- [What is being asked] Write out the full listing exactly as given, minus the images.

- [Recorded information]
■ ■ ■ ■
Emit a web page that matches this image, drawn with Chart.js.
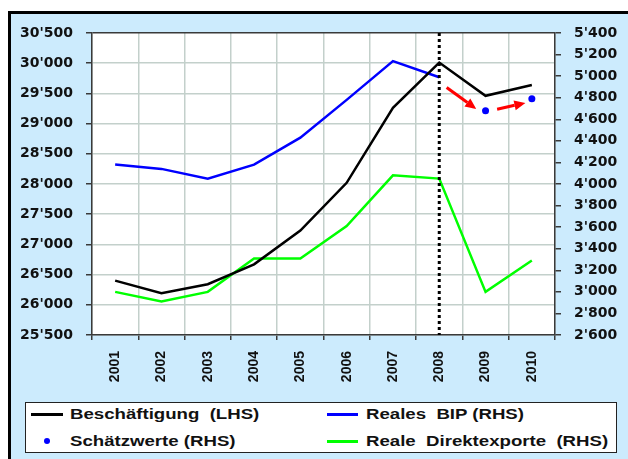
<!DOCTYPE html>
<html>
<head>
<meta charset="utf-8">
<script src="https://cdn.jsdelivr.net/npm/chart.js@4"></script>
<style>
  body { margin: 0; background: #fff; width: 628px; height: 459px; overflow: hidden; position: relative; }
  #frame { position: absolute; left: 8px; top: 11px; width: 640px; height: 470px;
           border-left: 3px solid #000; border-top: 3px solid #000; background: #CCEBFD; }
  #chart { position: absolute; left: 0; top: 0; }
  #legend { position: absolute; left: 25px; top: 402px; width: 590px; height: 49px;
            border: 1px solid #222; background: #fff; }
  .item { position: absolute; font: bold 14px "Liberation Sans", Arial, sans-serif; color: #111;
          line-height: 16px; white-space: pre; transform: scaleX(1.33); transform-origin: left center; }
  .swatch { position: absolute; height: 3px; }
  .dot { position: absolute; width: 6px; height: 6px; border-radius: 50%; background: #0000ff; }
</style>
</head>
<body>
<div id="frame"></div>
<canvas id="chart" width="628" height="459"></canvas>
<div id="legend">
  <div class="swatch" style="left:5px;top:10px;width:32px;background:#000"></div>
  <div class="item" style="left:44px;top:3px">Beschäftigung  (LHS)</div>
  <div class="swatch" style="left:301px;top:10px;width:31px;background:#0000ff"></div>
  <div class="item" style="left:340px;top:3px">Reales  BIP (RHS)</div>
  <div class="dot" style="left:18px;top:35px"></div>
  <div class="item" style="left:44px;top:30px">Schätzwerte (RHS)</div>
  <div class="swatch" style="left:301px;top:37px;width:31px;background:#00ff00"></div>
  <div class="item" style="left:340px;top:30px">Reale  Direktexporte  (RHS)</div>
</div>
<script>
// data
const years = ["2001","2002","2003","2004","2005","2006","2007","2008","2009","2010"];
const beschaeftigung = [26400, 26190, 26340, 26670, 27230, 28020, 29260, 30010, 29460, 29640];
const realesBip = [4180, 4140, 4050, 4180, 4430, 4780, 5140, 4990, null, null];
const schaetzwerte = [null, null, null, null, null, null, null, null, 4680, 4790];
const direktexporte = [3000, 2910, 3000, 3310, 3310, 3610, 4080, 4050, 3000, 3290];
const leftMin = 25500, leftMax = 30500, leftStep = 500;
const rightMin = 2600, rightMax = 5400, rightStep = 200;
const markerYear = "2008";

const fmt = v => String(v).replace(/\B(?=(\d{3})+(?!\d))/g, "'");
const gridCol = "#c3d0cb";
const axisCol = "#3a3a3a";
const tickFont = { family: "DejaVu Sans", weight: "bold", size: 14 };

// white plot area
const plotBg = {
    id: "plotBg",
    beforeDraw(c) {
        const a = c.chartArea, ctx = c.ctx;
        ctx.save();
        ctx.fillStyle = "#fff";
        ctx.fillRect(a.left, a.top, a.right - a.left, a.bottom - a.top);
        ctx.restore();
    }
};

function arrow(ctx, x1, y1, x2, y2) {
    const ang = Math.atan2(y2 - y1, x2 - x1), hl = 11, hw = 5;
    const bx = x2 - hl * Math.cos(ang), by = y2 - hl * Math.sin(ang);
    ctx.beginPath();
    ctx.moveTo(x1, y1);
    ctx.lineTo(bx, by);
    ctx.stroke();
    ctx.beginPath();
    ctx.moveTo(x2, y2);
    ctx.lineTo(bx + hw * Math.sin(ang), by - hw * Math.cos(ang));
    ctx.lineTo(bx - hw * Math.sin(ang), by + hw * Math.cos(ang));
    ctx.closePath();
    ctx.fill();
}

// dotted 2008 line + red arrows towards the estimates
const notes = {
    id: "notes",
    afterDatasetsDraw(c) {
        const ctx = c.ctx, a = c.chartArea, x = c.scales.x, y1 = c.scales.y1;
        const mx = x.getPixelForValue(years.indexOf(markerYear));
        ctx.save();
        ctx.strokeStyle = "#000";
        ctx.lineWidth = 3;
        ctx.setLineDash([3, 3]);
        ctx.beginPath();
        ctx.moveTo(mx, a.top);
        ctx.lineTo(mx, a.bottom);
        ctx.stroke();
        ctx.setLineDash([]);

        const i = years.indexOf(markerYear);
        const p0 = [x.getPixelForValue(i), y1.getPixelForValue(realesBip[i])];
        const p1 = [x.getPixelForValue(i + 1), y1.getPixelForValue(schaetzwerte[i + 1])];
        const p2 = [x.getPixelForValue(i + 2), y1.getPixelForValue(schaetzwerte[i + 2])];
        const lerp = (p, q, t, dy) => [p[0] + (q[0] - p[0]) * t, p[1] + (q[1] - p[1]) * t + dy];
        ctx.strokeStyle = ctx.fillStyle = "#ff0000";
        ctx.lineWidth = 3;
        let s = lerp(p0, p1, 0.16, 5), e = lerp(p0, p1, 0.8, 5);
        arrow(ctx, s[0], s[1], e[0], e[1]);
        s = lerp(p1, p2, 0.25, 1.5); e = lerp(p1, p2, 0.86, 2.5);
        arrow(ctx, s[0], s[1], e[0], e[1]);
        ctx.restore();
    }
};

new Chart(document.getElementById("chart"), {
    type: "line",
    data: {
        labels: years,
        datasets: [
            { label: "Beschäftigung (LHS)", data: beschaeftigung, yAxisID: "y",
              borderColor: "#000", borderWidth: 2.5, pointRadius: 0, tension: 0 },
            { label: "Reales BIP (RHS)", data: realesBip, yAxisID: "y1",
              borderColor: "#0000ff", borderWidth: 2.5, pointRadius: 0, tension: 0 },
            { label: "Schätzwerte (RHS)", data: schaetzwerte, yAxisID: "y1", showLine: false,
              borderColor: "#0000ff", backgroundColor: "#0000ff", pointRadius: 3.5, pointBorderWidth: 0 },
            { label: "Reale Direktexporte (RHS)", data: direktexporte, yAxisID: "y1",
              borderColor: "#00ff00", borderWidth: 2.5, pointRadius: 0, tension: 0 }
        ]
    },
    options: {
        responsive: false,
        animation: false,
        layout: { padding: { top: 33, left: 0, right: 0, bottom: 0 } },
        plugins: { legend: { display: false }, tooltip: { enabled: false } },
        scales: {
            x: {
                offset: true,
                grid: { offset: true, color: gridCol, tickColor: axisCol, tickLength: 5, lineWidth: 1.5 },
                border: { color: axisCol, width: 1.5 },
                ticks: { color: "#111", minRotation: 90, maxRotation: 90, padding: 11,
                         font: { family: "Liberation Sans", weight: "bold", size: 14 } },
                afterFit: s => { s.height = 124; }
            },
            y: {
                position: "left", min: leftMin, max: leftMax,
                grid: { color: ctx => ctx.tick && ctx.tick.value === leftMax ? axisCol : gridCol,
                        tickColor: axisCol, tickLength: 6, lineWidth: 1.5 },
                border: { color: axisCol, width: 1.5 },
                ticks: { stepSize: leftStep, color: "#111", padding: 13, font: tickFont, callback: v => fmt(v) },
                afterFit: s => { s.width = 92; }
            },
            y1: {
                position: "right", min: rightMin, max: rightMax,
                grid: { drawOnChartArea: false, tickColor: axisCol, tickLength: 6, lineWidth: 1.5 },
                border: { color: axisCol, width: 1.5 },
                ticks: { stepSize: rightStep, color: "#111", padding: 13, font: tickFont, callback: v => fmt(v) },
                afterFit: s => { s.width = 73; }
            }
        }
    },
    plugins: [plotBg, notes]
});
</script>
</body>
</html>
■ ■ ■ ■
- [Task result]
Emit a web page that matches this image, drawn with Chart.js.
<!DOCTYPE html>
<html>
<head>
<meta charset="utf-8">
<script src="https://cdn.jsdelivr.net/npm/chart.js@4"></script>
<style>
  body { margin: 0; background: #fff; width: 628px; height: 459px; overflow: hidden; position: relative; }
  #frame { position: absolute; left: 8px; top: 11px; width: 640px; height: 470px;
           border-left: 3px solid #000; border-top: 3px solid #000; background: #CCEBFD; }
  #chart { position: absolute; left: 0; top: 0; }
  #legend { position: absolute; left: 25px; top: 402px; width: 590px; height: 49px;
            border: 1px solid #222; background: #fff; }
  .item { position: absolute; font: bold 14px "Liberation Sans", Arial, sans-serif; color: #111;
          line-height: 16px; white-space: pre; transform: scaleX(1.33); transform-origin: left center; }
  .swatch { position: absolute; height: 3px; }
  .dot { position: absolute; width: 6px; height: 6px; border-radius: 50%; background: #0000ff; }
</style>
</head>
<body>
<div id="frame"></div>
<canvas id="chart" width="628" height="459"></canvas>
<div id="legend">
  <div class="swatch" style="left:5px;top:10px;width:32px;background:#000"></div>
  <div class="item" style="left:44px;top:3px">Beschäftigung  (LHS)</div>
  <div class="swatch" style="left:301px;top:10px;width:31px;background:#0000ff"></div>
  <div class="item" style="left:340px;top:3px">Reales  BIP (RHS)</div>
  <div class="dot" style="left:18px;top:35px"></div>
  <div class="item" style="left:44px;top:30px">Schätzwerte (RHS)</div>
  <div class="swatch" style="left:301px;top:37px;width:31px;background:#00ff00"></div>
  <div class="item" style="left:340px;top:30px">Reale  Direktexporte  (RHS)</div>
</div>
<script>
// data
const years = ["2001","2002","2003","2004","2005","2006","2007","2008","2009","2010"];
const beschaeftigung = [26400, 26190, 26340, 26670, 27230, 28020, 29260, 30010, 29460, 29640];
const realesBip = [4180, 4140, 4050, 4180, 4430, 4780, 5140, 4990, null, null];
const schaetzwerte = [null, null, null, null, null, null, null, null, 4680, 4790];
const direktexporte = [3000, 2910, 3000, 3310, 3310, 3610, 4080, 4050, 3000, 3290];
const leftMin = 25500, leftMax = 30500, leftStep = 500;
const rightMin = 2600, rightMax = 5400, rightStep = 200;
const markerYear = "2008";

const fmt = v => String(v).replace(/\B(?=(\d{3})+(?!\d))/g, "'");
const gridCol = "#c3d0cb";
const axisCol = "#3a3a3a";
const tickFont = { family: "DejaVu Sans", weight: "bold", size: 14 };

// white plot area
const plotBg = {
    id: "plotBg",
    beforeDraw(c) {
        const a = c.chartArea, ctx = c.ctx;
        ctx.save();
        ctx.fillStyle = "#fff";
        ctx.fillRect(a.left, a.top, a.right - a.left, a.bottom - a.top);
        ctx.restore();
    }
};

function arrow(ctx, x1, y1, x2, y2) {
    const ang = Math.atan2(y2 - y1, x2 - x1), hl = 11, hw = 5;
    const bx = x2 - hl * Math.cos(ang), by = y2 - hl * Math.sin(ang);
    ctx.beginPath();
    ctx.moveTo(x1, y1);
    ctx.lineTo(bx, by);
    ctx.stroke();
    ctx.beginPath();
    ctx.moveTo(x2, y2);
    ctx.lineTo(bx + hw * Math.sin(ang), by - hw * Math.cos(ang));
    ctx.lineTo(bx - hw * Math.sin(ang), by + hw * Math.cos(ang));
    ctx.closePath();
    ctx.fill();
}

// dotted 2008 line + red arrows towards the estimates
const notes = {
    id: "notes",
    afterDatasetsDraw(c) {
        const ctx = c.ctx, a = c.chartArea, x = c.scales.x, y1 = c.scales.y1;
        const mx = x.getPixelForValue(years.indexOf(markerYear));
        ctx.save();
        ctx.strokeStyle = "#000";
        ctx.lineWidth = 3;
        ctx.setLineDash([3, 3]);
        ctx.beginPath();
        ctx.moveTo(mx, a.top);
        ctx.lineTo(mx, a.bottom);
        ctx.stroke();
        ctx.setLineDash([]);

        const i = years.indexOf(markerYear);
        const p0 = [x.getPixelForValue(i), y1.getPixelForValue(realesBip[i])];
        const p1 = [x.getPixelForValue(i + 1), y1.getPixelForValue(schaetzwerte[i + 1])];
        const p2 = [x.getPixelForValue(i + 2), y1.getPixelForValue(schaetzwerte[i + 2])];
        const lerp = (p, q, t, dy) => [p[0] + (q[0] - p[0]) * t, p[1] + (q[1] - p[1]) * t + dy];
        ctx.strokeStyle = ctx.fillStyle = "#ff0000";
        ctx.lineWidth = 3;
        let s = lerp(p0, p1, 0.16, 5), e = lerp(p0, p1, 0.8, 5);
        arrow(ctx, s[0], s[1], e[0], e[1]);
        s = lerp(p1, p2, 0.25, 1.5); e = lerp(p1, p2, 0.86, 2.5);
        arrow(ctx, s[0], s[1], e[0], e[1]);
        ctx.restore();
    }
};

new Chart(document.getElementById("chart"), {
    type: "line",
    data: {
        labels: years,
        datasets: [
            { label: "Beschäftigung (LHS)", data: beschaeftigung, yAxisID: "y",
              borderColor: "#000", borderWidth: 2.5, pointRadius: 0, tension: 0 },
            { label: "Reales BIP (RHS)", data: realesBip, yAxisID: "y1",
              borderColor: "#0000ff", borderWidth: 2.5, pointRadius: 0, tension: 0 },
            { label: "Schätzwerte (RHS)", data: schaetzwerte, yAxisID: "y1", showLine: false,
              borderColor: "#0000ff", backgroundColor: "#0000ff", pointRadius: 3.5, pointBorderWidth: 0 },
            { label: "Reale Direktexporte (RHS)", data: direktexporte, yAxisID: "y1",
              borderColor: "#00ff00", borderWidth: 2.5, pointRadius: 0, tension: 0 }
        ]
    },
    options: {
        responsive: false,
        animation: false,
        layout: { padding: { top: 33, left: 0, right: 0, bottom: 0 } },
        plugins: { legend: { display: false }, tooltip: { enabled: false } },
        scales: {
            x: {
                offset: true,
                grid: { offset: true, color: gridCol, tickColor: axisCol, tickLength: 5, lineWidth: 1.5 },
                border: { color: axisCol, width: 1.5 },
                ticks: { color: "#111", minRotation: 90, maxRotation: 90, padding: 11,
                         font: { family: "Liberation Sans", weight: "bold", size: 14 } },
                afterFit: s => { s.height = 124; }
            },
            y: {
                position: "left", min: leftMin, max: leftMax,
                grid: { color: ctx => ctx.tick && ctx.tick.value === leftMax ? axisCol : gridCol,
                        tickColor: axisCol, tickLength: 6, lineWidth: 1.5 },
                border: { color: axisCol, width: 1.5 },
                ticks: { stepSize: leftStep, color: "#111", padding: 13, font: tickFont, callback: v => fmt(v) },
                afterFit: s => { s.width = 92; }
            },
            y1: {
                position: "right", min: rightMin, max: rightMax,
                grid: { drawOnChartArea: false, tickColor: axisCol, tickLength: 6, lineWidth: 1.5 },
                border: { color: axisCol, width: 1.5 },
                ticks: { stepSize: rightStep, color: "#111", padding: 13, font: tickFont, callback: v => fmt(v) },
                afterFit: s => { s.width = 73; }
            }
        }
    },
    plugins: [plotBg, notes]
});
</script>
</body>
</html>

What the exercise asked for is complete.